Print exactly the lines below between the line containing "Rebuild this chart" and the line containing "const yMinorD = [0.7, 0.9, 1.1, 1.3, 1.5];", counting both of those lines. Leave pictures out.

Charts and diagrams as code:
========================

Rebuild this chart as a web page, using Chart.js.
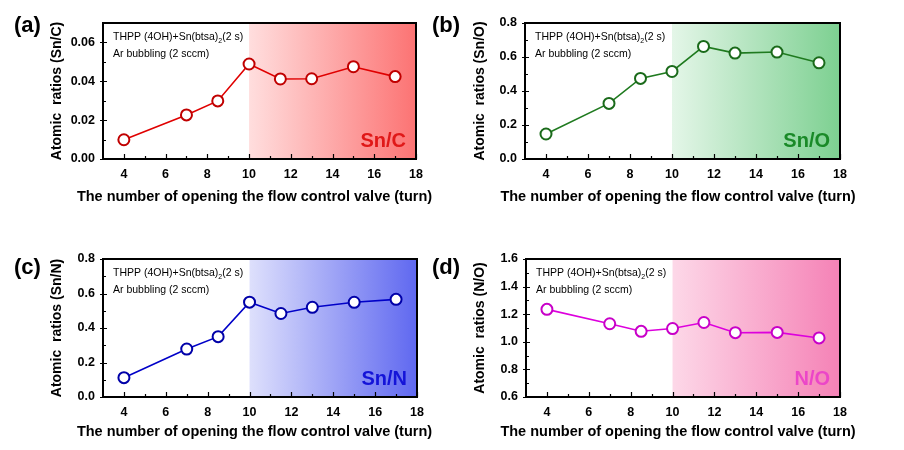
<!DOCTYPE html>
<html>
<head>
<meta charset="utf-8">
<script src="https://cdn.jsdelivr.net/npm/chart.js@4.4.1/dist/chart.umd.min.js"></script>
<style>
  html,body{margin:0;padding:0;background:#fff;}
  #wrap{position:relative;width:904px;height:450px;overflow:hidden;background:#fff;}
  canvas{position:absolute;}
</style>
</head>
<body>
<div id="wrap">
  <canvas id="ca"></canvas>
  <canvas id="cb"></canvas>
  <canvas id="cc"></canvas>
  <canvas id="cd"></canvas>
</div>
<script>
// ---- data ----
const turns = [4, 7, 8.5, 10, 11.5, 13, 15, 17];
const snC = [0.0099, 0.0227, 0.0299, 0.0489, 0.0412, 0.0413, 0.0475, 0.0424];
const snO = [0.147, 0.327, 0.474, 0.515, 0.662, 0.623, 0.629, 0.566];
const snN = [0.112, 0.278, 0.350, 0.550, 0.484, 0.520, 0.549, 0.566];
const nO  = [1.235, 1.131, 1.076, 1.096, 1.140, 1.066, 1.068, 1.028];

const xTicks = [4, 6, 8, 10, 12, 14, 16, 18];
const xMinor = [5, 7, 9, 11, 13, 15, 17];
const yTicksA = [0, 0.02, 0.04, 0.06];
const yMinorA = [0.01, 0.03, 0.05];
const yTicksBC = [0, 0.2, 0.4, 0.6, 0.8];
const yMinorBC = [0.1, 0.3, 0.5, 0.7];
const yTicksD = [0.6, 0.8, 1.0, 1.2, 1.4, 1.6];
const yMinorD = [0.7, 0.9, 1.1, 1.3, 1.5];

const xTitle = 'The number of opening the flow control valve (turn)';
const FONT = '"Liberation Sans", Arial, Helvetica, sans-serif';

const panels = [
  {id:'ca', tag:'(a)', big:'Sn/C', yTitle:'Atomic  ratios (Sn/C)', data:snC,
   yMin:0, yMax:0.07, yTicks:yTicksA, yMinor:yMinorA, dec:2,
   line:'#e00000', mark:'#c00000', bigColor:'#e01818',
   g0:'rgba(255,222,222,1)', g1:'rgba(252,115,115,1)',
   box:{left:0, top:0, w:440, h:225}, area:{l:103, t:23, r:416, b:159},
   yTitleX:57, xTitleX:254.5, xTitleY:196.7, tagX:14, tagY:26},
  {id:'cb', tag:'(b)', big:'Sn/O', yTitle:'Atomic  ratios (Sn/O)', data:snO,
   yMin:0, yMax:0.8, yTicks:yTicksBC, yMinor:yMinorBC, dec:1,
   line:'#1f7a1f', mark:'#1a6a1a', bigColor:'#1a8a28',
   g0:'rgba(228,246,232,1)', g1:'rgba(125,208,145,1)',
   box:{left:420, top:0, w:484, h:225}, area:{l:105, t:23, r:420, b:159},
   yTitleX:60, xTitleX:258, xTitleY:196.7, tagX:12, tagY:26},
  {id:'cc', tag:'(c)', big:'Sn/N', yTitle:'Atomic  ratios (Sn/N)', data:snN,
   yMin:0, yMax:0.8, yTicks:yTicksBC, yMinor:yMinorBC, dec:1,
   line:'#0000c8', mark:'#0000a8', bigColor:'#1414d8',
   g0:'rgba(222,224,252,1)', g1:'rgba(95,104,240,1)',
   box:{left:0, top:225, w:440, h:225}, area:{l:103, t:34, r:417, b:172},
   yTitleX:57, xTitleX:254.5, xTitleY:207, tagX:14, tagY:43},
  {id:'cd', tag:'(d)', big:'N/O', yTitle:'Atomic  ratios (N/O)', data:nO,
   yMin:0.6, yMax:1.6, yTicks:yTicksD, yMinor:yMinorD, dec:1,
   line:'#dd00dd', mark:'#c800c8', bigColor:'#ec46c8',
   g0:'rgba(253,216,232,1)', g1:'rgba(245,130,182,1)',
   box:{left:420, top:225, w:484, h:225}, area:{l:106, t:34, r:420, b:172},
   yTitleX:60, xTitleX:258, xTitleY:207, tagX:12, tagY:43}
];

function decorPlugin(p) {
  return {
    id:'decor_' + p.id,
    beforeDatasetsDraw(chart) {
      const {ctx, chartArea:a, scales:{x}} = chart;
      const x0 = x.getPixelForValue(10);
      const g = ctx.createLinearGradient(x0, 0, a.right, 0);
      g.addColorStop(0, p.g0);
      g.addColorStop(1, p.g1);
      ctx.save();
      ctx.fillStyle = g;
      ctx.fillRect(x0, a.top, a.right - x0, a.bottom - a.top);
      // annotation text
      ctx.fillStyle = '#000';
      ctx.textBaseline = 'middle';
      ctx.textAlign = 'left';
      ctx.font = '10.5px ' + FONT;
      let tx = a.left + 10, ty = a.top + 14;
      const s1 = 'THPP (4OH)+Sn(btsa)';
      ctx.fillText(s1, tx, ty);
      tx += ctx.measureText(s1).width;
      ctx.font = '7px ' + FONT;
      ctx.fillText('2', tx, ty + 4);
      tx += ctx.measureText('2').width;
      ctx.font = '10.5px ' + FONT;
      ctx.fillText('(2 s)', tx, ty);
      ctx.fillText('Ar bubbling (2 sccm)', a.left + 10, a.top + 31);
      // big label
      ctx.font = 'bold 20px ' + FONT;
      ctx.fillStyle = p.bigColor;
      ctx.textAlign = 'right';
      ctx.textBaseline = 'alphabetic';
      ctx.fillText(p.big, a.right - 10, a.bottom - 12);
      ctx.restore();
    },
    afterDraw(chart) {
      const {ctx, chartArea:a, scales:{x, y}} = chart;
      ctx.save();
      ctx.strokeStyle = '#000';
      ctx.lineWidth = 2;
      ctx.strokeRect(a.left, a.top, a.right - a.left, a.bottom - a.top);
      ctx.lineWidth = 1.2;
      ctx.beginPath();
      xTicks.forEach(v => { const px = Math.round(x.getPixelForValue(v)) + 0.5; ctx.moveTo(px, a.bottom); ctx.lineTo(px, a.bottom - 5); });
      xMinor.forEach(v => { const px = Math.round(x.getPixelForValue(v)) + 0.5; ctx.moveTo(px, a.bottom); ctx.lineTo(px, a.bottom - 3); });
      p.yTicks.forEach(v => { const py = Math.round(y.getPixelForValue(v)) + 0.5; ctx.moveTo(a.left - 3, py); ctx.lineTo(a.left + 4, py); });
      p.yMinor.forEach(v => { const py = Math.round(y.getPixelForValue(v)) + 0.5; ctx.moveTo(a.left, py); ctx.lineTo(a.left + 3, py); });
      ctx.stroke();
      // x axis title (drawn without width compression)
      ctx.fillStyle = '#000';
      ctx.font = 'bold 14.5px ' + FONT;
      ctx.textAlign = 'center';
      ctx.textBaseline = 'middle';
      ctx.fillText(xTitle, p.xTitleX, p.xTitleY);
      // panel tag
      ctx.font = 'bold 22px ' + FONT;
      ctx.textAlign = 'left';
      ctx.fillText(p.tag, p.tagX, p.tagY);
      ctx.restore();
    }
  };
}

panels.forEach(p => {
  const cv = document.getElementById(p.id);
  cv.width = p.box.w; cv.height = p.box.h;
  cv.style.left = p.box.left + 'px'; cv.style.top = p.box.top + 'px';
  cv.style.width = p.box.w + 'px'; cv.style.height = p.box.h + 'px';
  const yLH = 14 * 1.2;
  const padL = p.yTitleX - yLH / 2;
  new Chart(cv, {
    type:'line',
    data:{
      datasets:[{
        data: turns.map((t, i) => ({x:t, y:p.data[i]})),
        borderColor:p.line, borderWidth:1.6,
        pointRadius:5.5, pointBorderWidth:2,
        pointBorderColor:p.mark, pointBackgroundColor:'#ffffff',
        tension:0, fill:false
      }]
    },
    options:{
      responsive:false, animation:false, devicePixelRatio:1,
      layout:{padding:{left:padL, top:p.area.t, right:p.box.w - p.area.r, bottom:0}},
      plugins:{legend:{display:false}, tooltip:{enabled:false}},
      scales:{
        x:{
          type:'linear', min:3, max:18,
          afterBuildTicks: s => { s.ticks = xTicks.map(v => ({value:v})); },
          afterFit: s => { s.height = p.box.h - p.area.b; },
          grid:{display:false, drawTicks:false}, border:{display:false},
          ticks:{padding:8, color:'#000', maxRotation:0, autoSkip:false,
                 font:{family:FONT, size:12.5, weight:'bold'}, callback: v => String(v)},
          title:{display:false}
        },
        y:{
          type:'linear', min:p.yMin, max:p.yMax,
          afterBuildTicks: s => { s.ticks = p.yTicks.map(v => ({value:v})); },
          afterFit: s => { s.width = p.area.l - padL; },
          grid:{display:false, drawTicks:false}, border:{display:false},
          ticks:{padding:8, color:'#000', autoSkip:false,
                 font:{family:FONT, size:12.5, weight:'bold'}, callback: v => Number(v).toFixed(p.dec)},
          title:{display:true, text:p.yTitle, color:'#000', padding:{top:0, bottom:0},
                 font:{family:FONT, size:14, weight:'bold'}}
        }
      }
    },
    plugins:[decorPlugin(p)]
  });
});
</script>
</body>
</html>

========================

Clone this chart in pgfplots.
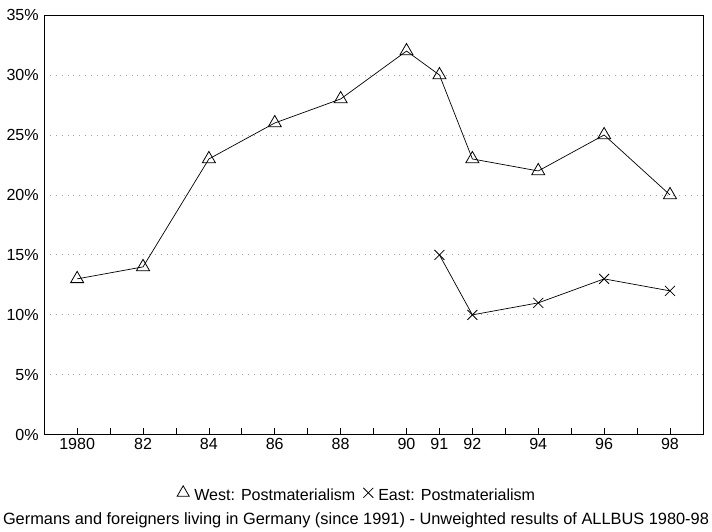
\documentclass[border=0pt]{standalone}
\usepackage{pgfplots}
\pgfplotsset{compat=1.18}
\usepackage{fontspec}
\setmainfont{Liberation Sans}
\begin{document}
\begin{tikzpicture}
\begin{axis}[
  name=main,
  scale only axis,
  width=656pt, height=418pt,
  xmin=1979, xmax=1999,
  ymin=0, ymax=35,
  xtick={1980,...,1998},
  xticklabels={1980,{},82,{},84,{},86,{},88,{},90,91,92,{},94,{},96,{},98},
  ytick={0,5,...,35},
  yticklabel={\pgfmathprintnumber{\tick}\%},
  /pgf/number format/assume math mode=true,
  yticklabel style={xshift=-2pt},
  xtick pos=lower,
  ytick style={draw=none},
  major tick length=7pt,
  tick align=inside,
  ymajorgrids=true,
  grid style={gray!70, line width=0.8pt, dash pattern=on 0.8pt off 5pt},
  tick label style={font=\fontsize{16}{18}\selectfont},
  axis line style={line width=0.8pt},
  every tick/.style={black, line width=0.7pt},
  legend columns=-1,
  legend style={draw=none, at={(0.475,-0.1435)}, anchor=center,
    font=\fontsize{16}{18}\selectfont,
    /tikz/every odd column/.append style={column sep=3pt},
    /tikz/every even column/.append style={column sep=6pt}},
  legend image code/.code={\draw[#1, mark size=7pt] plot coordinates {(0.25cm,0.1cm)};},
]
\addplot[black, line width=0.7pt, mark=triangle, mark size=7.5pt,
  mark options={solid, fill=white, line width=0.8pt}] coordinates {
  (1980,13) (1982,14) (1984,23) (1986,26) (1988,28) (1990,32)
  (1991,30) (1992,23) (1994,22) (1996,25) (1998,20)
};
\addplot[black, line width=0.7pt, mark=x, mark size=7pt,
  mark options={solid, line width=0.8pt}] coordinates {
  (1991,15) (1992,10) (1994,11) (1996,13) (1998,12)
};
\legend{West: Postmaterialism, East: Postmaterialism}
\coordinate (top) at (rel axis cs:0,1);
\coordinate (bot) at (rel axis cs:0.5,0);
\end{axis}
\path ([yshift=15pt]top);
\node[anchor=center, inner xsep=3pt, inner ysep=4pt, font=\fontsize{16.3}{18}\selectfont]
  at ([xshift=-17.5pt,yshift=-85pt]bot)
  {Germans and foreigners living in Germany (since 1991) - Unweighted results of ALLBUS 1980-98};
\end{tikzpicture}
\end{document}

========================

-- Result of this exercise --
Rebuild this chart as a web page, using Chart.js.
<!DOCTYPE html>
<html>
<head>
<meta charset="utf-8">
<script src="https://cdn.jsdelivr.net/npm/chart.js@4.4.1/dist/chart.umd.min.js"></script>
<style>
  html,body{margin:0;padding:0;background:#fff;}
  #wrap{position:relative;width:904px;height:450px;overflow:hidden;background:#fff;}
  canvas{position:absolute;}
</style>
</head>
<body>
<div id="wrap">
  <canvas id="ca"></canvas>
  <canvas id="cb"></canvas>
  <canvas id="cc"></canvas>
  <canvas id="cd"></canvas>
</div>
<script>
// ---- data ----
const turns = [4, 7, 8.5, 10, 11.5, 13, 15, 17];
const snC = [0.0099, 0.0227, 0.0299, 0.0489, 0.0412, 0.0413, 0.0475, 0.0424];
const snO = [0.147, 0.327, 0.474, 0.515, 0.662, 0.623, 0.629, 0.566];
const snN = [0.112, 0.278, 0.350, 0.550, 0.484, 0.520, 0.549, 0.566];
const nO  = [1.235, 1.131, 1.076, 1.096, 1.140, 1.066, 1.068, 1.028];

const xTicks = [4, 6, 8, 10, 12, 14, 16, 18];
const xMinor = [5, 7, 9, 11, 13, 15, 17];
const yTicksA = [0, 0.02, 0.04, 0.06];
const yMinorA = [0.01, 0.03, 0.05];
const yTicksBC = [0, 0.2, 0.4, 0.6, 0.8];
const yMinorBC = [0.1, 0.3, 0.5, 0.7];
const yTicksD = [0.6, 0.8, 1.0, 1.2, 1.4, 1.6];
const yMinorD = [0.7, 0.9, 1.1, 1.3, 1.5];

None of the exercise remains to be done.